I will pause here to say that Liverpudlians are an emotional lot who wear their hearts on their sleeves. Mum always said it was to do with the Irish in us, but I don't know. Anyway, if ever I meet another Scouser on my many travels, we will immediately reminisce about the schools we attended, which of the two great football teams, Red or Blue we support, and the places where we lived. Then I ask them if they have heard of The Institute, which Paul McCartney turned into LIPA, or The Scaffold, or the poet, Roger McGough? Very soon we 'are away' as the Liverpool expression goes and my wife will become a Scouse widow for as long as it takes.
'The Inny' or The Liverpool Institute, was my school. Malc attended Hillfoot Hay and had introduced me to many of the friends in the photograph. To his right is Sue, who attended Newhays, the sister school of Hillfoot Hey. This was a common feature in Liverpool at the time. Our sister school was Blackburn House, next to the chip shop where we bought our lunchtime scallops. When I was studying Russian a number of sixth-form girls from Blackburn House joined us for Mr Salmond’s Russian lessons - but that’s another story - it was Sue who sent me the photograph and who said in an accompanying comment, that, 'You actually started my sentient life, introduced me to theatre - the Everyman... music and all that friendship. As you once wrote "what was still remains"'.
We all shared the poetry of the time.The Mersey Sound by Henri, McGough and Patten was published in 1967 and is one of the biggest ever selling poetry books; there was art at the Walker Art Gallery; and plays at The Everyman Theatre. Black Comedy was a then popular medium and we went there to see Joe Orton’s What the Butler Saw and A Day in the Death of Joe Egg by Peter Nichols, both groundbreaking dramas. Sue herself had a wonderful career, starting up a highly successful and forward-thinking nursery in the 80s and 90s. She became Woman of the Year and the nursery is still operating today.
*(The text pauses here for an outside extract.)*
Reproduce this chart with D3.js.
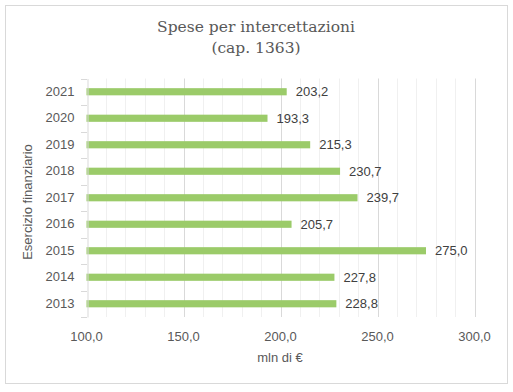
<!DOCTYPE html>
<html>
<head>
<meta charset="utf-8">
<script src="https://cdn.jsdelivr.net/npm/d3@7"></script>
<style>
  body { margin: 0; background: #fff; }
  text { font-family: "Liberation Sans", Arial, sans-serif; }
  text.title { font-family: "DejaVu Serif", "Liberation Serif", serif; }
</style>
</head>
<body>
<div id="chart"></div>
<script>
var width = 513,
    height = 392;

// data
var years = ["2013", "2014", "2015", "2016", "2017", "2018", "2019", "2020", "2021"];
var spese = [228.8, 227.8, 275.0, 205.7, 239.7, 230.7, 215.3, 193.3, 203.2];
var xTicks = [100, 150, 200, 250, 300];
var minorTicks = d3.range(100, 301, 10);

var titleLines = ["Spese per intercettazioni", "(cap. 1363)"];
var yTitle = "Esercizio finanziario",
    xTitle = "mln di €";

var margin = {left: 86.5, right: 474.5, top: 78.5, bottom: 317};

var fmt = function(v) { return d3.format(".1f")(v).replace(".", ","); };

var svg = d3.select("#chart").append("svg")
  .attr("width", width)
  .attr("height", height);

svg.append("rect")
  .attr("x", 5.5).attr("y", 5.5)
  .attr("width", 502).attr("height", 378)
  .attr("fill", "#fff")
  .attr("stroke", "#d9d9d9");

var x = d3.scaleLinear()
  .domain([100, 300])
  .range([margin.left, margin.right]);

var y = d3.scaleBand()
  .domain(years.slice().reverse())
  .range([margin.top, margin.bottom])
  .paddingInner(0.73)
  .paddingOuter(0.365);

// gridlines
svg.append("g").selectAll("line.minor")
  .data(minorTicks.filter(function(d) { return d % 50 != 0; }))
  .join("line")
  .attr("x1", function(d) { return Math.round(x(d)) + 0.5; })
  .attr("x2", function(d) { return Math.round(x(d)) + 0.5; })
  .attr("y1", margin.top).attr("y2", margin.bottom)
  .attr("stroke", "#f0f0f0");

svg.append("g").selectAll("line.major")
  .data(xTicks.slice(1))
  .join("line")
  .attr("x1", function(d) { return Math.round(x(d)) + 0.5; })
  .attr("x2", function(d) { return Math.round(x(d)) + 0.5; })
  .attr("y1", margin.top).attr("y2", margin.bottom)
  .attr("stroke", "#d9d9d9");

// bars
var rows = years.map(function(yr, i) { return {year: yr, value: spese[i]}; });

svg.append("g").selectAll("rect")
  .data(rows)
  .join("rect")
  .attr("x", x(100))
  .attr("y", function(d) { return y(d.year); })
  .attr("width", function(d) { return x(d.value) - x(100); })
  .attr("height", y.bandwidth())
  .attr("fill", "#9bcb69");

svg.append("g").selectAll("text")
  .data(rows)
  .join("text")
  .attr("x", function(d) { return x(d.value) + 9; })
  .attr("y", function(d) { return y(d.year) + y.bandwidth() / 2; })
  .attr("dy", "0.35em")
  .attr("font-size", 13)
  .attr("fill", "#404040")
  .text(function(d) { return fmt(d.value); });

// y axis
var yAxis = svg.append("g")
  .attr("transform", "translate(" + (Math.round(margin.left) + 0.5) + ",0)")
  .call(d3.axisLeft(y).tickSize(0).tickPadding(13));
yAxis.select(".domain").attr("stroke", "#d9d9d9");
yAxis.selectAll("text").attr("font-size", 13).attr("fill", "#595959");

var step = y.step();
svg.append("g").selectAll("line")
  .data(d3.range(years.length + 1))
  .join("line")
  .attr("x1", 81).attr("x2", 87)
  .attr("y1", function(i) { return Math.round(margin.top + i * step) + 0.5; })
  .attr("y2", function(i) { return Math.round(margin.top + i * step) + 0.5; })
  .attr("stroke", "#d9d9d9");

// x tick labels
svg.append("g").selectAll("text")
  .data(xTicks)
  .join("text")
  .attr("x", function(d) { return x(d); })
  .attr("y", 336)
  .attr("dy", "0.35em")
  .attr("text-anchor", "middle")
  .attr("font-size", 13)
  .attr("fill", "#595959")
  .text(fmt);

// axis titles
svg.append("text")
  .attr("x", 280).attr("y", 357)
  .attr("dy", "0.35em")
  .attr("text-anchor", "middle")
  .attr("font-size", 13)
  .attr("fill", "#595959")
  .text(xTitle);

svg.append("text")
  .attr("transform", "translate(27,202) rotate(-90)")
  .attr("dy", "0.35em")
  .attr("text-anchor", "middle")
  .attr("font-size", 13)
  .attr("fill", "#595959")
  .text(yTitle);

// title
svg.append("g").selectAll("text")
  .data(titleLines)
  .join("text")
  .attr("class", "title")
  .attr("x", 256)
  .attr("y", function(d, i) { return 27 + i * 21; })
  .attr("dy", "0.35em")
  .attr("text-anchor", "middle")
  .attr("font-size", 15.5)
  .attr("fill", "#595959")
  .text(function(d) { return d; });
</script>
</body>
</html>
Just above her is Elaine. She went to La Sagesse, a convent school about half a mile from my house in Aigburth, and she and I would often go with others to The Walker, where there is a fine collection of Pre-Raphaelite paintings. Elaine is artistic and a great traveller, and she always made me think of Elizabeth Siddall, a female member of a group known as The Brotherhood who lived in the middle decades of the nineteenth century. All were poets or artists. Prominent among them were Gabriel Dante Rossetti, William Holman Hunt, John Everett Millais, and William Morris. There were other art galleries in the surrounding areas - Manchester City Art Gallery, and The Lady Lever Gallery at Port Sunlight - all with Pre-Raphaelite paintings. Oh what a time it was, it was, a time of innocence, a time of confidences, we sang at Ye Cracke in imitation of Paul Simon and Art Garfunkel on their album, Bookends.
Next to her is Alan, a student of chemistry, who had and still has a vast knowledge of popular music. With him I shared a love of Catch 22, the satirical anti-war novel by Joseph Heller. When meeting up Alan and I would call each other Yossarian or Doc Daneeka or Hungry Joe, the names of characters from the book. If you know the story, it is an account of the return from action of a long-range American bomber crew told with an accompanying satirical comedy about life in the US Air Force. As the plane comes in to land Yossarian is desperately trying to save the mortally wounded air-gunner, Snowden, from spilling his torn and bloody insides out of his flak suit into the plane. Snowden says, 'I’m cold. I'm cold', as Yossarian watches him die. It is probably one of the most stark and savage anti-war pieces in modern fiction
And there is me standing between Ken and Keith, looking down, my arm on Keith’s shoulder. Keith attended the same school as I did. Once we took a bus to Bournemouth together because I wanted to visit a girl I had met on holiday in Cornwall. I saw her but afterwards Keith and I couldn't get a place in the youth hostel and had to spend a cold night on a bench by the seafront wrapped in newspapers. After the photo we lost touch and I never saw him again. Ken became a market gardener and once came to see me in Guildford where I was living at the time - now married to the girl from Bournemouth. He gave me a book of Shelley’s poetry. When I was boarding the train to Cambridge just recently, where I was meeting up with the group again, I heard a shouted "Pete!" It was Ken and on the journey we talked non-stop so that I completely forgot to eat the sandwiches that I had brought with me.
Below them are Dick, a colleague of Neil the photographer, and a couple called Peggy and Rob that I didn’t really know. Finally, at the bottom wearing a tie is Neil himself. Neil is a supporter of the Blues like I am and has travelled extensively in pursuit of a photographic career. I am so pleased at the way he has caught us in the black and white photo, some looking at the camera, some seemingly oblivious to the moment. I also love how he has captured the tracery of the branches against the roof of The Palm House.
50 years later we met up again and Neil look another photograph outside The Palm House with eight of those twelve who were still in touch. Sue is sitting next to me holding the first of the two original photographs on her lap. And underneath my copy of that photo she had written:
"Love, all alike, no season knowes, nor clyme,
Nor houres, dayes, months, which are the rags of time."
Peter Leyland 26th December 2022
Comments
How apt for Sue to use those beautiful John Donne lines (full disclosure - I recognised the quotation but thought it was a Shakespeare sonnet until I googled it!).
A super post to start 2023. To misquote someone rather in the news at present - 'friendship wins.'
I used to like the Scaffold and Catch-22 as well!